Muitas iniciativas em relação ao trânsito foram revistas, mas os caminhões foram “esquecidos” oportunamente, conforme informou a própria prefeitura após questionamento por escrito, que não havia revogado nada em relação a esses veículos.

Enquanto isso, a prefeitura anuncia o pleno funcionamento de seus radares, multando aqueles que invadem as pistas exclusivas vazias fora dos horários de funcionamento dos articulados. Em gestão anterior do mesmo prefeito, seu secretário de transportes na ocasião comemorava a arrecadação através de multas aplicadas por radares mal aferidos por toda a cidade, numa debochada atitude em relação ao cidadão-contribuinte. A imprensa noticiou, em 2021, que aquele secretário fora incorporado ao quadro administrativo nessa nova gestão, em alguma assessoria mais discreta.
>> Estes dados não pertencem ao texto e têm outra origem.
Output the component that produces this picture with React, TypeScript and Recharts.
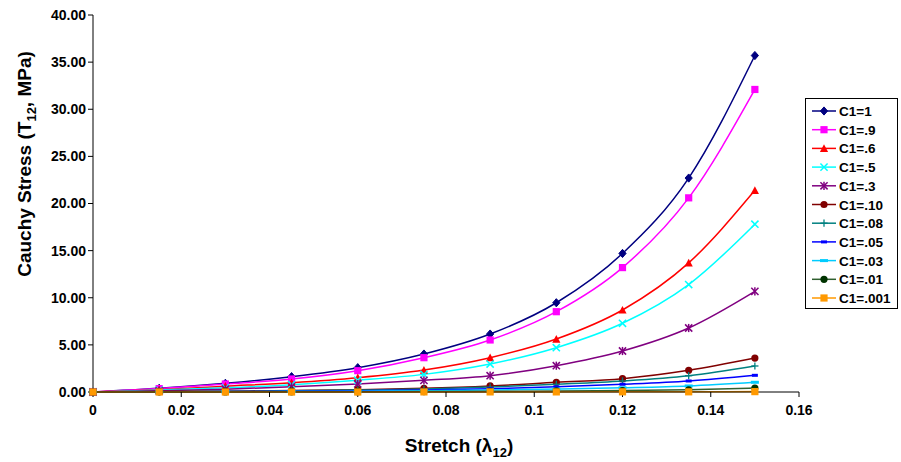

Após uma pesquisa detalhada que, se foi realizada, ainda não foi divulgada, surgiria o quantitativo definidor de fluxos e seus horários de pico. Com isso, seria possível prever que quando duas faixas de rolamento são retiradas de uma “via expressa”, ônibus de linha continuam a circular pela pista lateral, caminhões circulam por onde querem, sem qualquer sanção, como também ocorre na Linha Amarela, o congestionamento se tornaria inevitável, aumentando consumo de combustível, poluição atmosférica, aumento do ruído ambiental, desgaste psicológico dos usuários-contribuintes. Uma questão aritmética previsível, recomendada pelo bom senso, diferente de experiências empíricas de erro e acerto, realizadas utilizando a população como cobaia.

Talvez a proximidade de eleições municipais acelere algumas decisões que deveriam ser efetivamente planejadas, pois uma década é mais do que suficiente para subsidiar decisões através de profissionais competentes em suas respectivas secretarias, não apenas porta-vozes defensores das decisões oficiais.